Using ES&OP, Dow forecasts three to 36 months out and focuses on overall market performance rather than a detail-level look at specific products or customers, says Jacqueline Faseler, supply chain planning expertise leader for Dow. For instance, if Dow wants to create a forecast for a chemical sold into the paints market, the company will compile historical data for the paints segment then create a statistical forecast projection based on that information, Faseler says.
Dow presents the data in a control chart along with market intelligence so marketing managers have a better idea of industrywide trends. "What we've tried to do is align the forecasting process with how the commercial and marketing organization thinks, whereas before we may have had businesses that tried to forecast what's going to be made on an asset or a product," Faseler says. "We try to look more at market trends and really bring the capability to look at that compared to external factors."
The company has adopted the ES&OP strategy for 32% of its sales volume, Faseler says. The process has improved accuracy and helped businesses within Dow look at the bigger-picture market trends. "Businesses are not getting caught up in the details of what customer A, B or C is doing next week or next month. Rather, it paints that higher-level picture, which forces businesses to take a step back and analyze what's going on and make some decisions around balancing demand and supply that maybe before they never got to because they were so focused on trying to collect all of this very detailed data," Faseler explains.
Manufacturers can use a variety of industry-specific tools to track market trends.

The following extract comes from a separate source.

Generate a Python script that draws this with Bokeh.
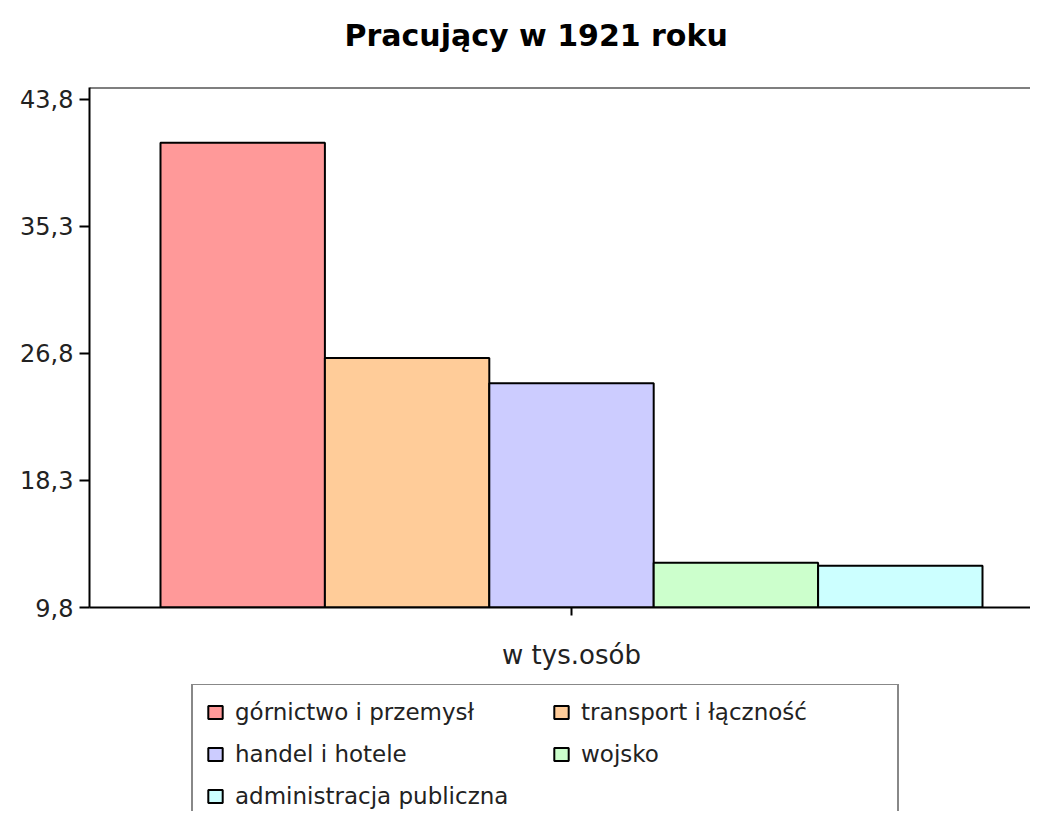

Companies can utilize information from marketing data firms such as J.D. Power and Associates for the auto industry or Information Resources Inc. for the consumer packaged goods market, Barrett says. Manufactures also can examine macroeconomic indicators such as housing starts and demographics to gauge market changes.
Sometimes supply chain planning changes are necessary to facilitate aggregate forecasts. As an example MIT's Sheffi cites forecasting challenges Hewlett-Packard faced when selling printers in Europe that were customized for specific countries. Some printers had country-specific power cords and language-specific manuals. The company forecasted demand for each country. If projections were off, the company was sometimes left without enough printers for one country and too many for another.
The company decided to ship printers without the power cord and user manual to a central distribution center in Holland. Once the printers arrive at the distribution center the company can then customize each item for individual countries once HP knows the local demand.
The change means the company can forecast demand across Europe rather than by country, leading to more accurate projections and lower inventory, says Sheffi, who wrote about
HP's planning efforts in his 2005 book "The Resilient Enterprise."
"Inherently there will be deviations from what we expect," Sheffi says. "The trick is not the fact that there will be mistakes, but the things you can do in order to mitigate the effect of having a wrong forecast."